Series 6の新機能である「血中酸素ウェルネス」は、ユーザーの体に取り込まれている酸素のレベルを数値化する

「Apple Fitness+」で広がるユーザーのすそ野

 コロナ禍の影響で自宅で過ごす時間が長くなったためか、任天堂の「リングフィットアドベンチャー」など室内で体を動かせるフィットネス用のデジタルデバイスが注目を集めている。もし、そのような目的で新しいApple Watchの購入を考えているのなら、Apple Watch SEは十分にその役目を果たせるだろう。活動量計としての機能はこれまでのApple Watchと同等で、アプリもそろっている。本体は50m耐水性能を備え、雨や汗にも強い。

 ただ、せっかくApple Watchを購入してもトレーニングが続かないという人は多い。とくに室内で孤独に実践するワークアウトはお手本がないと最初の一歩を踏み出しづらく、モチベーションも続きにくい。それをゲームという形でうまく処理したのがリングフィットアドベンチャーだった。
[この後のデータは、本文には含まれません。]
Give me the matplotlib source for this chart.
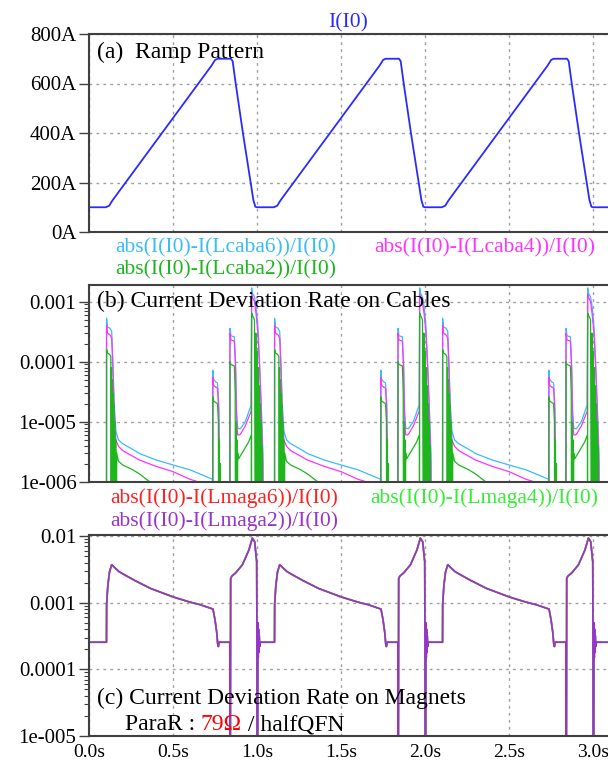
import numpy as np
import matplotlib.pyplot as plt
from matplotlib.ticker import NullFormatter

plt.rcParams['font.family'] = ['Liberation Serif', 'DejaVu Serif']

# ============ Data ============
# the three ramp cycles start at these times (s)
CYCLE_START = [0.0, 1.0, 2.0]
T_END = 3.1
OFF = 1e-8  # below the visible range of the log panels

# (a) ramp pattern, one cycle
RAMP_T = [0.00, 0.10, 0.12, 0.14, 0.73, 0.75, 0.765, 0.845, 0.855, 0.873, 0.916, 0.962, 0.978, 0.99, 1.00]
RAMP_I = [100, 100, 106, 128, 673, 695, 700, 700, 690, 600, 400, 200, 130, 102, 100]

# (b) cable deviation, one cycle each
CAB6_T = [0.100, 0.104, 0.1045, 0.110, 0.125, 0.135, 0.142, 0.150, 0.160, 0.175, 0.200, 0.265, 0.300, 0.400, 0.500, 0.600, 0.735,
          0.736, 0.737, 0.742, 0.755, 0.765, 0.772, 0.776, 0.780,
          0.838, 0.839, 0.845, 0.865, 0.872, 0.878, 0.885, 0.900, 0.930, 0.965,
          0.968, 0.972, 0.985, 0.995, 1.005, 1.015, 1.025, 1.035, 1.040]
CAB6_V = [OFF, OFF, 5.3e-4, 3.8e-4, 3.6e-4, 3.2e-4, 1e-4, 2e-5, 7e-6, 5e-6, 4.3e-6, 3.4e-6, 2.95e-6, 2.3e-6, 1.9e-6, 1.58e-6, 1.1e-6,
          OFF, 7.2e-5, 5e-5, 4.6e-5, 4.4e-5, 2e-5, 3e-6, OFF,
          OFF, 3.6e-4, 2.7e-4, 2.6e-4, 1e-4, 1.5e-5, 7.8e-6, 7.6e-6, 1e-5, 1.9e-5,
          1.7e-3, 1.4e-3, 1.2e-3, 8e-4, 4e-4, 1e-4, 2e-5, 3e-6, OFF]

CAB4_T = [0.100, 0.104, 0.1045, 0.110, 0.125, 0.135, 0.142, 0.150, 0.160, 0.175, 0.200, 0.300, 0.400, 0.500, 0.600, 0.700,
          0.736, 0.737, 0.742, 0.765, 0.772, 0.776, 0.780,
          0.838, 0.839, 0.845, 0.865, 0.872, 0.878, 0.885, 0.900, 0.930, 0.965,
          0.968, 0.972, 0.985, 0.995, 1.005, 1.015, 1.025, 1.035, 1.040]
CAB4_V = [OFF, OFF, 4.1e-4, 3.0e-4, 2.8e-4, 2.5e-4, 8e-5, 1.5e-5, 5e-6, 3.9e-6, 3.3e-6, 2.3e-6, 1.8e-6, 1.47e-6, 1.1e-6, 9e-7,
          OFF, 5.5e-5, 4e-5, 3.6e-5, 1.5e-5, 2e-6, OFF,
          OFF, 3e-4, 2.3e-4, 2.2e-4, 8e-5, 1.2e-5, 6e-6, 6.1e-6, 8.5e-6, 1.5e-5,
          1.35e-3, 1.2e-3, 1e-3, 6e-4, 3e-4, 8e-5, 1.5e-5, 2e-6, OFF]

CAB2_T = [0.100, 0.104, 0.1045, 0.110, 0.125, 0.130, 0.132, 0.134, 0.136, 0.138, 0.140, 0.142, 0.144, 0.147, 0.150, 0.153,
          0.156, 0.159, 0.162, 0.165, 0.175, 0.200, 0.260, 0.300, 0.360, 0.450,
          0.736, 0.737, 0.742, 0.765, 0.770, 0.772, 0.775, 0.778, 0.782, 0.785,
          0.838, 0.839, 0.845, 0.865, 0.870, 0.872, 0.875, 0.877, 0.880, 0.882, 0.885, 0.890, 0.920, 0.950, 0.966, 0.967,
          0.968, 0.972, 0.985, 0.990, 0.993, 0.996, 1.000, 1.003, 1.006, 1.009, 1.012, 1.015, 1.018, 1.021, 1.024, 1.027,
          1.030, 1.033]
CAB2_V = [OFF, OFF, 1.6e-4, 1.4e-4, 1.3e-4, 1.2e-4, OFF, 8e-5, OFF, 5e-5, OFF, 3e-5, OFF, 2e-5, OFF, 1e-5,
          OFF, 5e-6, OFF, 3e-6, 2.2e-6, 1.9e-6, 1.58e-6, 1.35e-6, 1e-6, 7e-7,
          OFF, 2.6e-5, 2.2e-5, 2e-5, 1e-5, OFF, 5e-6, OFF, 2e-6, OFF,
          OFF, 1e-4, 9e-5, 8.5e-5, 3e-5, OFF, 1e-5, OFF, 5e-6, OFF, 3e-6, 2.4e-6, 3.3e-6, 4.6e-6, 6e-6, OFF,
          6.5e-4, 6e-4, 5e-4, OFF, 3e-4, OFF, 1.5e-4, OFF, 8e-5, OFF, 4e-5, OFF, 2e-5, OFF, 1e-5, OFF,
          4e-6, OFF]

# (c) magnet deviation, one cycle (the three magnets overlap)
MAG_T = [0.020, 0.104, 0.105, 0.112, 0.122, 0.135, 0.180, 0.265, 0.365, 0.500, 0.600, 0.663, 0.738, 0.750, 0.760, 0.766,
         0.770, 0.774, 0.838, 0.840, 0.843, 0.850, 0.873, 0.913, 0.952, 0.972, 0.986, 0.998, 1.003, 1.005, 1.007,
         1.009, 1.011, 1.013, 1.016, 1.020]
MAG_V = [2.55e-4, 2.55e-4, 9.5e-4, 1.8e-3, 2.9e-3, 3.7e-3, 2.9e-3, 2.2e-3, 1.64e-3, 1.22e-3, 1.02e-3, 9.3e-4, 8.0e-4, 5.5e-4,
         3.6e-4, 2.4e-4, 2.2e-4, 2.55e-4, 2.55e-4, 1e-7, 2.3e-3, 2.5e-3, 2.8e-3, 3.7e-3, 6.2e-3, 9.3e-3, 8.2e-3, 4.1e-3,
         1e-7, 5e-4, 1.5e-4, 4e-4, 1.8e-4, 3.2e-4, 2.2e-4, 2.55e-4]

X_TICKS = [0.0, 0.5, 1.0, 1.5, 2.0, 2.5, 3.0]
X_LABELS = ['0.0s', '0.5s', '1.0s', '1.5s', '2.0s', '2.5s', '3.0s']
A_TICKS = [0, 200, 400, 600, 800]
A_LABELS = ['0A', '200A', '400A', '600A', '800A']
B_TICKS = [1e-6, 1e-5, 1e-4, 1e-3]
B_LABELS = ['1e-006', '1e-005', '0.0001', '0.001']
C_TICKS = [1e-5, 1e-4, 1e-3, 1e-2]
C_LABELS = ['1e-005', '0.0001', '0.001', '0.01']

BLUE = '#2b2bff'
CYAN = '#38bdf8'
MAGENTA = '#ff33ff'
GREEN = '#1fb51f'
RED = '#ff2020'
LIME = '#33ee33'
PURPLE = '#9933cc'
SPINE = '#404040'

TICK_FS = 15
NAME_FS = 15.5
LABEL_FS = 17


def tile(t, v, head=None, tail=None):
    """repeat one cycle at each cycle start"""
    ts = [np.asarray(t) + s for s in CYCLE_START]
    vs = [np.asarray(v, dtype=float) for _ in CYCLE_START]
    if head is not None:
        ts.insert(0, [0.0])
        vs.insert(0, [head])
    if tail is not None:
        ts.append([T_END])
        vs.append([tail])
    return np.concatenate(ts), np.concatenate(vs)


def style_axes(ax, ticks, labels, log=False):
    ax.set_xlim(0, 3.096)
    ax.set_xticks(X_TICKS)
    ax.set_xticklabels([])
    if log:
        ax.set_yscale('log')
    ax.set_yticks(ticks)
    ax.set_yticklabels(labels)
    ax.yaxis.set_minor_formatter(NullFormatter())
    ax.tick_params(axis='y', which='major', direction='out', length=7, width=1,
                   color=SPINE, labelsize=TICK_FS, pad=2)
    ax.tick_params(axis='y', which='minor', direction='out', length=3.5, width=0.8, color=SPINE)
    ax.tick_params(axis='x', which='both', length=0, labelsize=14, pad=6)
    ax.grid(True, which='major', color='#a0a0a0', linestyle=(0, (2, 3)), lw=1)
    for side in ('left', 'top', 'bottom'):
        ax.spines[side].set_color(SPINE)
        ax.spines[side].set_linewidth(1.5)
    ax.spines['right'].set_visible(False)


fig = plt.figure(figsize=(6.08, 7.68), dpi=100)
L = 89 / 608
W = 1 - L + 0.002
ax_a = fig.add_axes([L, 1 - 232 / 768, W, (232 - 34) / 768])
ax_b = fig.add_axes([L, 1 - 481.7 / 768, W, (481.7 - 285) / 768])
ax_c = fig.add_axes([L, 1 - 736 / 768, W, (736 - 535) / 768])

# ============ (a) Ramp ============
t, v = tile(RAMP_T, RAMP_I, tail=100)
ax_a.plot(t, v, color=BLUE, lw=1.3)
ax_a.set_ylim(0, 800)
style_axes(ax_a, A_TICKS, A_LABELS)
ax_a.text(0.015, 0.909, '(a)  Ramp Pattern', transform=ax_a.transAxes, fontsize=LABEL_FS, va='center')

# ============ (b) Cables ============
for tt, vv, c in [(CAB6_T, CAB6_V, CYAN), (CAB4_T, CAB4_V, MAGENTA), (CAB2_T, CAB2_V, GREEN)]:
    t, v = tile(tt, vv, head=OFF, tail=OFF)
    ax_b.plot(t, v, color=c, lw=0.9)
ax_b.set_ylim(1e-6, 1.9e-3)
style_axes(ax_b, B_TICKS, B_LABELS, log=True)
ax_b.text(0.015, 0.914, '(b) Current Deviation Rate on Cables', transform=ax_b.transAxes,
          fontsize=LABEL_FS, va='center')

# ============ (c) Magnets ============
for c in (RED, LIME, PURPLE):
    t, v = tile(MAG_T, MAG_V, head=2.55e-4, tail=2.55e-4)
    ax_c.plot(t, v, color=c, lw=1.2)
ax_c.set_ylim(1e-5, 1.035e-2)
style_axes(ax_c, C_TICKS, C_LABELS, log=True)
ax_c.set_xticklabels(X_LABELS)
ax_c.text(0.015, 0.189, '(c) Current Deviation Rate on Magnets', transform=ax_c.transAxes,
          fontsize=LABEL_FS, va='center')
t1 = ax_c.text(0.069, 0.055, 'ParaR : ', transform=ax_c.transAxes, fontsize=LABEL_FS, va='center')
t2 = ax_c.annotate('79\u03a9', xycoords=t1, xy=(1, 0), va='bottom', color='red', fontsize=LABEL_FS)
ax_c.annotate(' / halfQFN', xycoords=t2, xy=(1, 0), va='bottom', fontsize=LABEL_FS)

# ============ trace names ============
def fx(px):
    return px / 608


def fy(py):
    return 1 - py / 768


fig.text(fx(348), fy(22.5), 'I(I0)', color=BLUE, fontsize=NAME_FS, ha='center', va='center')
fig.text(fx(115), fy(248), 'abs(I(I0)-I(Lcaba6))/I(I0)', color=CYAN, fontsize=NAME_FS, va='center')
fig.text(fx(374), fy(248), 'abs(I(I0)-I(Lcaba4))/I(I0)', color=MAGENTA, fontsize=NAME_FS, va='center')
fig.text(fx(115), fy(270), 'abs(I(I0)-I(Lcaba2))/I(I0)', color=GREEN, fontsize=NAME_FS, va='center')
fig.text(fx(110), fy(498), 'abs(I(I0)-I(Lmaga6))/I(I0)', color=RED, fontsize=NAME_FS, va='center')
fig.text(fx(370), fy(498), 'abs(I(I0)-I(Lmaga4))/I(I0)', color=LIME, fontsize=NAME_FS, va='center')
fig.text(fx(110), fy(521), 'abs(I(I0)-I(Lmaga2))/I(I0)', color=PURPLE, fontsize=NAME_FS, va='center')

fig.savefig('out.png', dpi=100)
 筆者の場合、モチベーションが続かないという人にはサードパーティーのサービスを紹介するのが常だったが、今後は少し方針を変えるかもしれない。米Appleがサブスクリプション型動画配信サービス「Apple Fitness+」を発表したからだ。

iPhoneやiPadの画面で動画を見ながらワークアウトを実践できるFitness+。Apple Watchが取得しているアクティビティ情報も画面に同期しながら表示する

 Apple Fitness+は、ダンスやヨガ、コアトレーニングなどApple Watchで利用できるワークアウトのコーチング動画を提供する。一般的なフィットネス動画と異なるのは、Apple Watchと連携すること。Apple Watchから取り込んだ心拍数などの測定値を動画と並べ、動画内でトレーナーが心拍数をチェックするように勧めたり、トレーナーがカウントダウンを始めると画面に数字を表示したりする。履歴から次のワークアウトを提案する機能もある。

 Apple Fitness+は、月額9.99ドル(約1000円)で北米や欧州の6カ国で年内にスタートする。日本での展開は未定だが、もし始まればApple Watch SEと組み合わせてワークアウト初心者向きのセットができそうだ。Series 6との差額で1年以上も試すことができて、機能面に大きな差はない。そして1年もあれば、きっと自分に合ったワークアウトが見つかると思う。